TASK DETAILS | Everything in the listing except the pictures should be written out exactly.

Rows from a dataset of charts and code:
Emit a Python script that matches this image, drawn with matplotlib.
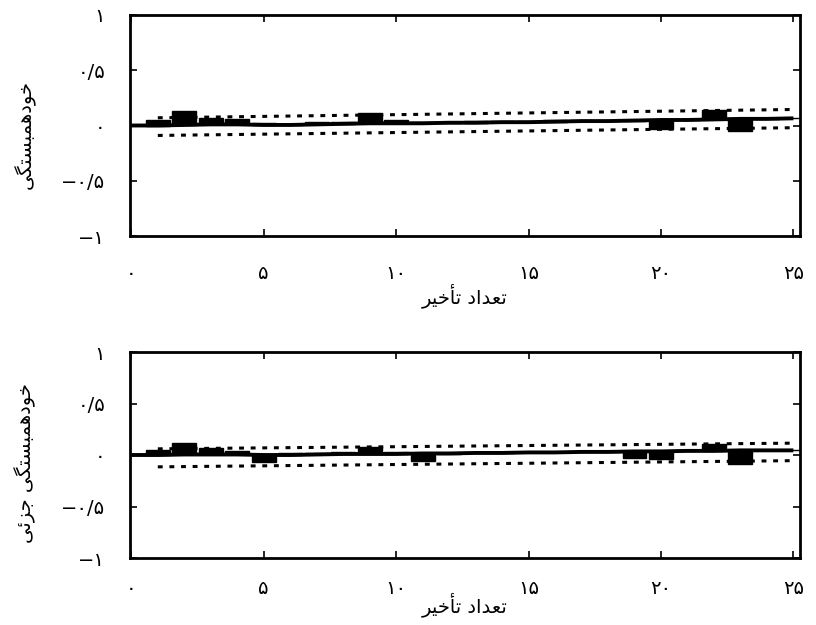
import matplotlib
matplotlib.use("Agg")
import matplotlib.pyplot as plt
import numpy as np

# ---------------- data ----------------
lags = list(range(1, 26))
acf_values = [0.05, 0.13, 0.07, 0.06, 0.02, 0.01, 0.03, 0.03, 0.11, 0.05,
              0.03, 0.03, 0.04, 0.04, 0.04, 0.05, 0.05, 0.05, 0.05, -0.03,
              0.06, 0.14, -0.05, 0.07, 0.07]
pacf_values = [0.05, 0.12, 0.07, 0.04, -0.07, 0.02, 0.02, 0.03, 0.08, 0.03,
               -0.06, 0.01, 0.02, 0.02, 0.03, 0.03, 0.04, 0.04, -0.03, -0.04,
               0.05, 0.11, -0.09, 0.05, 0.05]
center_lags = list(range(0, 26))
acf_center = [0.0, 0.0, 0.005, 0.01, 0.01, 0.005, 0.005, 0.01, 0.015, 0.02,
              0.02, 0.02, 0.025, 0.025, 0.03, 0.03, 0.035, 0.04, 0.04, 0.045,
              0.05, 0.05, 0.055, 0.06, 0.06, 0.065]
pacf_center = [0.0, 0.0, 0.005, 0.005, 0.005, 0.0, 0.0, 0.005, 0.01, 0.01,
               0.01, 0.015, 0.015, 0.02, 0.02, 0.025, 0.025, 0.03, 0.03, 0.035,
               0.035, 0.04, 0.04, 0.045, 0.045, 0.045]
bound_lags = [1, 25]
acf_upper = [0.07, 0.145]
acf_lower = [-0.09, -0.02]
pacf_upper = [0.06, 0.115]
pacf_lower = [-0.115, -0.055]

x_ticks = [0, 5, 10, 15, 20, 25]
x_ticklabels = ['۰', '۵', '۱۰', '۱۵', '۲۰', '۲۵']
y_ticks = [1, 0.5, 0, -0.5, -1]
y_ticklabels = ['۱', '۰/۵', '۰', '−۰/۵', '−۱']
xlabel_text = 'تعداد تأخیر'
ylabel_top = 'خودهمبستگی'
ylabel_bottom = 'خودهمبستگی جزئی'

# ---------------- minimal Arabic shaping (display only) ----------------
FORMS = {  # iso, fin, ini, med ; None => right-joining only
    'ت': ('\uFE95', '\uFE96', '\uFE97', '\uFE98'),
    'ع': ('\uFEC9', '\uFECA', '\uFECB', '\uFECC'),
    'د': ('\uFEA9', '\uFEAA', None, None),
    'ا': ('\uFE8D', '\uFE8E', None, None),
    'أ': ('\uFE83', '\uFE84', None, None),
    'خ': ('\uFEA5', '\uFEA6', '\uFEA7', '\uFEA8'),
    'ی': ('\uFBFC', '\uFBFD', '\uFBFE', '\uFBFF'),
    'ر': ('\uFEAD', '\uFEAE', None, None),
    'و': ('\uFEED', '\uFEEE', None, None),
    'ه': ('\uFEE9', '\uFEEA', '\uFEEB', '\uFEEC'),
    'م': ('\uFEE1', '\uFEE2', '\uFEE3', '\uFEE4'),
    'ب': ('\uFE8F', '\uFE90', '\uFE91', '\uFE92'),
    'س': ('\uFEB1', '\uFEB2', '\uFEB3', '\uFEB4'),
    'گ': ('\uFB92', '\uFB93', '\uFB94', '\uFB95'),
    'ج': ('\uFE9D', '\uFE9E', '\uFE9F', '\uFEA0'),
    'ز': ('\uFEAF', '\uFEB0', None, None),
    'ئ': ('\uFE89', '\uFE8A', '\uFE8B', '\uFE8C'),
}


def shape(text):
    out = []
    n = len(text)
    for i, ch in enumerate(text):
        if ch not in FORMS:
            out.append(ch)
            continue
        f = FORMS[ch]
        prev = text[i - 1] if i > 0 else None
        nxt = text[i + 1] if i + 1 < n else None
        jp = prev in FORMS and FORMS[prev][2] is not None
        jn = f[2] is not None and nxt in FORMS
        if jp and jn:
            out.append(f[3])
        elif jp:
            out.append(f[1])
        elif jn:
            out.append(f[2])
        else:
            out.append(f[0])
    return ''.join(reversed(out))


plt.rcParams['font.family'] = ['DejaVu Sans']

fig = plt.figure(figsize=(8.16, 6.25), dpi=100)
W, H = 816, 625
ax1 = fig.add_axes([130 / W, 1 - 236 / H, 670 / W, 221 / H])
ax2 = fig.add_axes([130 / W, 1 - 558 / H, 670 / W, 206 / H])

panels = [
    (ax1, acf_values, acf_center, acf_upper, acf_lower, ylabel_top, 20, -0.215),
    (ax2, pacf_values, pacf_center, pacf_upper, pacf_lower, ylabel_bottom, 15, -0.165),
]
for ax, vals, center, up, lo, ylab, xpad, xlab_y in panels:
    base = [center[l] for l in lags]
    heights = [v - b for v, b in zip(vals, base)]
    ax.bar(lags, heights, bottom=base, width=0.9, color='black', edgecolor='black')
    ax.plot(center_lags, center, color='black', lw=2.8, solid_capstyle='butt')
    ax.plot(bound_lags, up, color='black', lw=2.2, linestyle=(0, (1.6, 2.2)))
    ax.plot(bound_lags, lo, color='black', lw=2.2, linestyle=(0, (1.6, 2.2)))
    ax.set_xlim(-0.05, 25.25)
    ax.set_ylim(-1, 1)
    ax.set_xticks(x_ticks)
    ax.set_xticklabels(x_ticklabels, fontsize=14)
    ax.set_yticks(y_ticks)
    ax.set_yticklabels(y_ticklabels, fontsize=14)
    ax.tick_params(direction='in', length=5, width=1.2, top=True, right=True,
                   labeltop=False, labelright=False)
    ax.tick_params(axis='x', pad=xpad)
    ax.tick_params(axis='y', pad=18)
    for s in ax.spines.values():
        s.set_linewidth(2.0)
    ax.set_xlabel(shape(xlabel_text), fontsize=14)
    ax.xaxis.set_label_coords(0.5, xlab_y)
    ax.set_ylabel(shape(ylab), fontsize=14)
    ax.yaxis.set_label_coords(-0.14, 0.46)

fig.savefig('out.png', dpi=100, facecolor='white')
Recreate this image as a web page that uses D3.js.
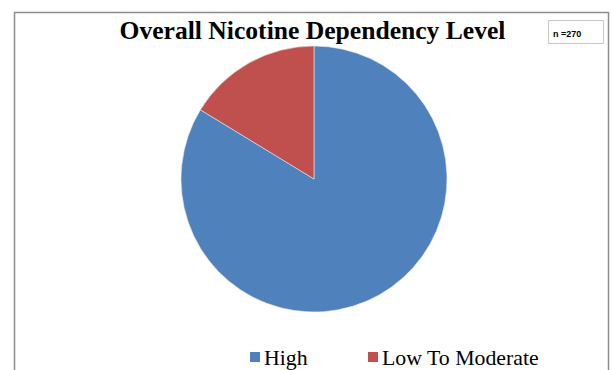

SOLUTION FOR THIS TASK |
Emit a Python script that matches this image, drawn with matplotlib.
import matplotlib
matplotlib.use("Agg")
import matplotlib.pyplot as plt
import numpy as np

# ---------------- data ----------------
lags = list(range(1, 26))
acf_values = [0.05, 0.13, 0.07, 0.06, 0.02, 0.01, 0.03, 0.03, 0.11, 0.05,
              0.03, 0.03, 0.04, 0.04, 0.04, 0.05, 0.05, 0.05, 0.05, -0.03,
              0.06, 0.14, -0.05, 0.07, 0.07]
pacf_values = [0.05, 0.12, 0.07, 0.04, -0.07, 0.02, 0.02, 0.03, 0.08, 0.03,
               -0.06, 0.01, 0.02, 0.02, 0.03, 0.03, 0.04, 0.04, -0.03, -0.04,
               0.05, 0.11, -0.09, 0.05, 0.05]
center_lags = list(range(0, 26))
acf_center = [0.0, 0.0, 0.005, 0.01, 0.01, 0.005, 0.005, 0.01, 0.015, 0.02,
              0.02, 0.02, 0.025, 0.025, 0.03, 0.03, 0.035, 0.04, 0.04, 0.045,
              0.05, 0.05, 0.055, 0.06, 0.06, 0.065]
pacf_center = [0.0, 0.0, 0.005, 0.005, 0.005, 0.0, 0.0, 0.005, 0.01, 0.01,
               0.01, 0.015, 0.015, 0.02, 0.02, 0.025, 0.025, 0.03, 0.03, 0.035,
               0.035, 0.04, 0.04, 0.045, 0.045, 0.045]
bound_lags = [1, 25]
acf_upper = [0.07, 0.145]
acf_lower = [-0.09, -0.02]
pacf_upper = [0.06, 0.115]
pacf_lower = [-0.115, -0.055]

x_ticks = [0, 5, 10, 15, 20, 25]
x_ticklabels = ['۰', '۵', '۱۰', '۱۵', '۲۰', '۲۵']
y_ticks = [1, 0.5, 0, -0.5, -1]
y_ticklabels = ['۱', '۰/۵', '۰', '−۰/۵', '−۱']
xlabel_text = 'تعداد تأخیر'
ylabel_top = 'خودهمبستگی'
ylabel_bottom = 'خودهمبستگی جزئی'

# ---------------- minimal Arabic shaping (display only) ----------------
FORMS = {  # iso, fin, ini, med ; None => right-joining only
    'ت': ('\uFE95', '\uFE96', '\uFE97', '\uFE98'),
    'ع': ('\uFEC9', '\uFECA', '\uFECB', '\uFECC'),
    'د': ('\uFEA9', '\uFEAA', None, None),
    'ا': ('\uFE8D', '\uFE8E', None, None),
    'أ': ('\uFE83', '\uFE84', None, None),
    'خ': ('\uFEA5', '\uFEA6', '\uFEA7', '\uFEA8'),
    'ی': ('\uFBFC', '\uFBFD', '\uFBFE', '\uFBFF'),
    'ر': ('\uFEAD', '\uFEAE', None, None),
    'و': ('\uFEED', '\uFEEE', None, None),
    'ه': ('\uFEE9', '\uFEEA', '\uFEEB', '\uFEEC'),
    'م': ('\uFEE1', '\uFEE2', '\uFEE3', '\uFEE4'),
    'ب': ('\uFE8F', '\uFE90', '\uFE91', '\uFE92'),
    'س': ('\uFEB1', '\uFEB2', '\uFEB3', '\uFEB4'),
    'گ': ('\uFB92', '\uFB93', '\uFB94', '\uFB95'),
    'ج': ('\uFE9D', '\uFE9E', '\uFE9F', '\uFEA0'),
    'ز': ('\uFEAF', '\uFEB0', None, None),
    'ئ': ('\uFE89', '\uFE8A', '\uFE8B', '\uFE8C'),
}


def shape(text):
    out = []
    n = len(text)
    for i, ch in enumerate(text):
        if ch not in FORMS:
            out.append(ch)
            continue
        f = FORMS[ch]
        prev = text[i - 1] if i > 0 else None
        nxt = text[i + 1] if i + 1 < n else None
        jp = prev in FORMS and FORMS[prev][2] is not None
        jn = f[2] is not None and nxt in FORMS
        if jp and jn:
            out.append(f[3])
        elif jp:
            out.append(f[1])
        elif jn:
            out.append(f[2])
        else:
            out.append(f[0])
    return ''.join(reversed(out))


plt.rcParams['font.family'] = ['DejaVu Sans']

fig = plt.figure(figsize=(8.16, 6.25), dpi=100)
W, H = 816, 625
ax1 = fig.add_axes([130 / W, 1 - 236 / H, 670 / W, 221 / H])
ax2 = fig.add_axes([130 / W, 1 - 558 / H, 670 / W, 206 / H])

panels = [
    (ax1, acf_values, acf_center, acf_upper, acf_lower, ylabel_top, 20, -0.215),
    (ax2, pacf_values, pacf_center, pacf_upper, pacf_lower, ylabel_bottom, 15, -0.165),
]
for ax, vals, center, up, lo, ylab, xpad, xlab_y in panels:
    base = [center[l] for l in lags]
    heights = [v - b for v, b in zip(vals, base)]
    ax.bar(lags, heights, bottom=base, width=0.9, color='black', edgecolor='black')
    ax.plot(center_lags, center, color='black', lw=2.8, solid_capstyle='butt')
    ax.plot(bound_lags, up, color='black', lw=2.2, linestyle=(0, (1.6, 2.2)))
    ax.plot(bound_lags, lo, color='black', lw=2.2, linestyle=(0, (1.6, 2.2)))
    ax.set_xlim(-0.05, 25.25)
    ax.set_ylim(-1, 1)
    ax.set_xticks(x_ticks)
    ax.set_xticklabels(x_ticklabels, fontsize=14)
    ax.set_yticks(y_ticks)
    ax.set_yticklabels(y_ticklabels, fontsize=14)
    ax.tick_params(direction='in', length=5, width=1.2, top=True, right=True,
                   labeltop=False, labelright=False)
    ax.tick_params(axis='x', pad=xpad)
    ax.tick_params(axis='y', pad=18)
    for s in ax.spines.values():
        s.set_linewidth(2.0)
    ax.set_xlabel(shape(xlabel_text), fontsize=14)
    ax.xaxis.set_label_coords(0.5, xlab_y)
    ax.set_ylabel(shape(ylab), fontsize=14)
    ax.yaxis.set_label_coords(-0.14, 0.46)

fig.savefig('out.png', dpi=100, facecolor='white')
Recreate this image as a web page that uses D3.js.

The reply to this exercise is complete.